E agora, no lado da história que clama pelo cuidado com a Mãe Terra, pelo cuidado da convivência humana nesse território. Nunca esqueci uma formação do movimento ecumênico onde que dizia assim: “O ecumenismo é como a gente vive na casa comum, mas a economia é como a gente administra essa casa comum. E, se ela é perversa, onde alguns podem mais e outros menos, ela mata”.

A consciência ecológica é como lidamos com essa casa comum. Não tem como separarmos as lutas de defesa da vida. E, por isso, nos envolvemos em pautas políticas.

Desde o Papa Paulo VI, usa-se a expressão “A política é a melhor forma de caridade”. Ela foi reafirmada por todos os outros papas, até os mais conservadores. Claro, podemos votar no tipo de política que cada um compreendeu. Mas existe um fio dourado: toda coerência política pautada no cristianismo verdadeiro não é um discurso religioso, mas uma presença testemunhal cristã. É necessariamente uma pauta para a defesa da vida. Está ali e é necessária. Por isso, não há o que temer.

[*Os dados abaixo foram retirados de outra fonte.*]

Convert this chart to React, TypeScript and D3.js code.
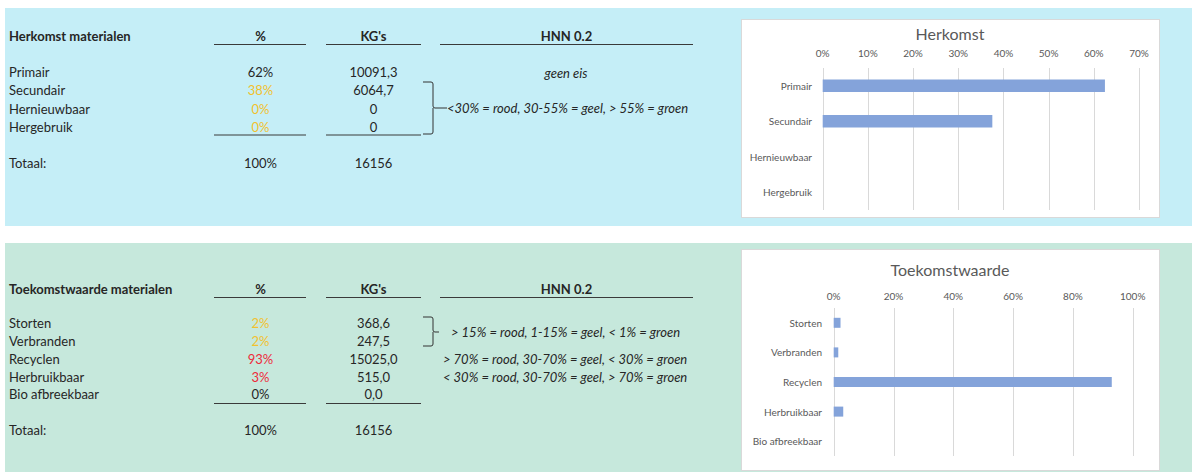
import React from "react";
import * as d3 from "d3";

// ---------- Data ----------
const herkomstCategories = ["Primair", "Secundair", "Hernieuwbaar", "Hergebruik"];
const herkomstPct = ["62%", "38%", "0%", "0%"];
const herkomstPctColor = ["dark", "yellow", "yellow", "yellow"];
const herkomstKg = ["10091,3", "6064,7", "0", "0"];
const herkomstValues = [0.6246, 0.3754, 0, 0];
const herkomstTicks = [0, 0.1, 0.2, 0.3, 0.4, 0.5, 0.6, 0.7];
const herkomstTotaalPct = "100%";
const herkomstTotaalKg = "16156";

const toekomstCategories = ["Storten", "Verbranden", "Recyclen", "Herbruikbaar", "Bio afbreekbaar"];
const toekomstPct = ["2%", "2%", "93%", "3%", "0%"];
const toekomstPctColor = ["yellow", "yellow", "red", "red", "dark"];
const toekomstKg = ["368,6", "247,5", "15025,0", "515,0", "0,0"];
const toekomstValues = [0.0228, 0.0153, 0.93, 0.0319, 0];
const toekomstTicks = [0, 0.2, 0.4, 0.6, 0.8, 1.0];
const toekomstTotaalPct = "100%";
const toekomstTotaalKg = "16156";

const herkomstRules = ["geen eis", "<30% = rood, 30-55% = geel, > 55% = groen"];
const toekomstRules = [
  "> 15% = rood, 1-15% = geel, < 1% = groen",
  "> 70% = rood, 30-70% = geel, < 30% = groen",
  "< 30% = rood, 30-70% = geel, > 70% = groen",
];

// ---------- Styles ----------
const FONT = "Lato, 'Open Sans', sans-serif";
const TXT = "#262626";
const COLORS: Record<string, string> = { dark: "#262626", yellow: "#F2C12E", red: "#EE2B3B" };
const BAR = "#84A3DA";
const AXIS_TXT = "#595959";
const GRID = "#D9D9D9";
const TFS = 13;

type ChartProps = {
  x0: number; y0: number; w: number; h: number;
  title: string; titleY: number; tickY: number;
  plotLeft: number; plotRight: number; plotTop: number; plotBottom: number;
  categories: string[]; values: number[]; ticks: number[]; maxV: number;
  barH: number; labelX: number;
};

function BarChart(p: ChartProps) {
  const x = d3.scaleLinear().domain([0, p.maxV]).range([p.plotLeft, p.plotRight]);
  const y = d3.scaleBand().domain(p.categories).range([p.plotTop, p.plotBottom]);
  const fmt = d3.format(".0%");
  return (
    <g>
      <rect x={p.x0 + 0.5} y={p.y0 + 0.5} width={p.w} height={p.h} fill="#ffffff" stroke="#D9D9D9" />
      <text x={(p.x0 + p.x0 + p.w) / 2} y={p.titleY} textAnchor="middle" dominantBaseline="central"
        fontFamily={FONT} fontSize={16} fill={AXIS_TXT}>{p.title}</text>
      {p.ticks.map((t) => (
        <g key={t}>
          <line x1={Math.round(x(t)) + 0.5} x2={Math.round(x(t)) + 0.5} y1={p.plotTop} y2={p.plotBottom} stroke={GRID} strokeWidth={1} />
          <text x={x(t)} y={p.tickY} textAnchor="middle" dominantBaseline="central" fontFamily={FONT} fontSize={10} fill={AXIS_TXT}>{fmt(t)}</text>
        </g>
      ))}
      {p.categories.map((c, i) => {
        const cy = (y(c) as number) + y.bandwidth() / 2;
        return (
          <g key={c}>
            {p.values[i] > 0 && (
              <rect x={x(0)} y={cy - p.barH / 2} width={x(p.values[i]) - x(0)} height={p.barH} fill={BAR} />
            )}
            <text x={p.labelX} y={cy} textAnchor="end" dominantBaseline="central" fontFamily={FONT} fontSize={10} fill={AXIS_TXT}>{c}</text>
          </g>
        );
      })}
    </g>
  );
}

type TableProps = {
  title: string; headerY: number; lineY: number; rowY0: number; rowStep: number;
  categories: string[]; pct: string[]; pctColor: string[]; kg: string[];
  bottomLineY: number; totaalY: number; totPct: string; totKg: string;
};

function Table(p: TableProps) {
  return (
    <g fontFamily={FONT} fontSize={TFS} fill={TXT}>
      <text x={9} y={p.headerY} dominantBaseline="central" fontWeight="bold">{p.title}</text>
      <text x={260.5} y={p.headerY} textAnchor="middle" dominantBaseline="central" fontWeight="bold">%</text>
      <text x={373.5} y={p.headerY} textAnchor="middle" dominantBaseline="central" fontWeight="bold">KG's</text>
      <text x={566.5} y={p.headerY} textAnchor="middle" dominantBaseline="central" fontWeight="bold">HNN 0.2</text>
      <line x1={214} x2={306} y1={p.lineY} y2={p.lineY} stroke="#3a3a3a" strokeWidth={1.2} />
      <line x1={326} x2={421} y1={p.lineY} y2={p.lineY} stroke="#3a3a3a" strokeWidth={1.2} />
      <line x1={440} x2={693} y1={p.lineY} y2={p.lineY} stroke="#3a3a3a" strokeWidth={1.2} />
      {p.categories.map((c, i) => {
        const yy = p.rowY0 + i * p.rowStep;
        return (
          <g key={c}>
            <text x={9} y={yy} dominantBaseline="central">{c}</text>
            <text x={260.5} y={yy} textAnchor="middle" dominantBaseline="central" fill={COLORS[p.pctColor[i]]}>{p.pct[i]}</text>
            <text x={373.5} y={yy} textAnchor="middle" dominantBaseline="central">{p.kg[i]}</text>
          </g>
        );
      })}
      <line x1={214} x2={306} y1={p.bottomLineY} y2={p.bottomLineY} stroke="#3a3a3a" strokeWidth={1.2} />
      <line x1={326} x2={421} y1={p.bottomLineY} y2={p.bottomLineY} stroke="#3a3a3a" strokeWidth={1.2} />
      <text x={9} y={p.totaalY} dominantBaseline="central">Totaal:</text>
      <text x={260.5} y={p.totaalY} textAnchor="middle" dominantBaseline="central">{p.totPct}</text>
      <text x={373.5} y={p.totaalY} textAnchor="middle" dominantBaseline="central">{p.totKg}</text>
    </g>
  );
}

export default function App() {
  return (
    <div style={{ position: "fixed", left: 0, top: 0 }}>
      <svg width={1192} height={472} style={{ display: "block" }}>
        <rect x={0} y={0} width={1192} height={472} fill="#ffffff" />
        <rect x={5} y={8} width={1187} height={218} fill="#C5EEF7" />
        <rect x={5} y={243} width={1187} height={229} fill="#C6E8DC" />

        <Table title="Herkomst materialen" headerY={36} lineY={44.5} rowY0={72} rowStep={18.3}
          categories={herkomstCategories} pct={herkomstPct} pctColor={herkomstPctColor} kg={herkomstKg}
          bottomLineY={135} totaalY={163} totPct={herkomstTotaalPct} totKg={herkomstTotaalKg} />
        <g fontFamily={FONT} fontSize={TFS} fill={TXT} fontStyle="italic">
          <text x={566} y={73} textAnchor="middle" dominantBaseline="central">{herkomstRules[0]}</text>
          <text x={447} y={108} dominantBaseline="central">{herkomstRules[1]}</text>
        </g>
        <path d="M423,82 L431,82 Q433,82 433,84 L433,106 Q433,108 435,108 L447,108 M433,108 L433,132 Q433,134 431,134 L423,134"
          fill="none" stroke="#333" strokeWidth={1} />

        <Table title="Toekomstwaarde materialen" headerY={289} lineY={297.5} rowY0={323.3} rowStep={17.75}
          categories={toekomstCategories} pct={toekomstPct} pctColor={toekomstPctColor} kg={toekomstKg}
          bottomLineY={403.5} totaalY={430} totPct={toekomstTotaalPct} totKg={toekomstTotaalKg} />
        <g fontFamily={FONT} fontSize={TFS} fill={TXT} fontStyle="italic">
          <text x={451} y={332} dominantBaseline="central">{toekomstRules[0]}</text>
          <text x={443} y={358.5} dominantBaseline="central">{toekomstRules[1]}</text>
          <text x={443} y={376.7} dominantBaseline="central">{toekomstRules[2]}</text>
        </g>
        <path d="M423,317 L431,317 Q433,317 433,319 L433,330 Q433,332 435,332 L439,332 M433,332 L433,344 Q433,346 431,346 L423,346"
          fill="none" stroke="#333" strokeWidth={1} />

        <BarChart x0={741} y0={19} w={418} h={198} title="Herkomst" titleY={33} tickY={53}
          plotLeft={822.7} plotRight={1139} plotTop={68} plotBottom={210}
          categories={herkomstCategories} values={herkomstValues} ticks={herkomstTicks} maxV={0.7}
          barH={12.5} labelX={812} />
        <BarChart x0={741} y0={249} w={418} h={221} title="Toekomstwaarde" titleY={269} tickY={296}
          plotLeft={833.7} plotRight={1132.7} plotTop={308} plotBottom={456}
          categories={toekomstCategories} values={toekomstValues} ticks={toekomstTicks} maxV={1.0}
          barH={10} labelX={822} />
      </svg>
    </div>
  );
}
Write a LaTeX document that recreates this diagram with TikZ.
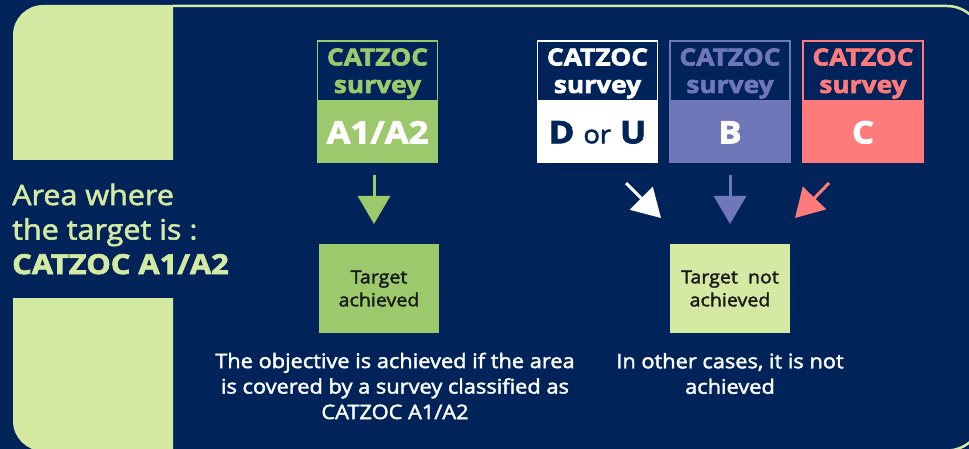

O Papa Francisco, podemos dizer, é o maior ´gritão` na atualidade

Participamos dessas causas não por querermos sucesso, mérito, vitórias. A gente já está no fracasso, porque são os fracassados da vida, segundo a ordem do sistema, aqueles do lado dos quais estamos, justamente por causa da fidelidade a essa espiritualidade humana. Não tem como ser fiel e não estar nesse lado. Às vezes, as instituições religiosas, as estruturas religiosas ficam receosas, se amedrontam. Mas a gente não pode esquecer que as tensões são consequência da nossa fidelidade. E a fidelidade nossa é que a vida pulsa em primeiro lugar. E toda a vida importa.

Como diz o Grito, se alguém não se importa ou se muitos não estão nem aí para as vidas, nós acreditamos que todas as vidas importam. Esse é o nosso grande grito. E o Papa Francisco, podemos dizer, que é o maior ´gritão` na atualidade. Porque ele faz diariamente seus gritos na defesa da vida em todo mundo.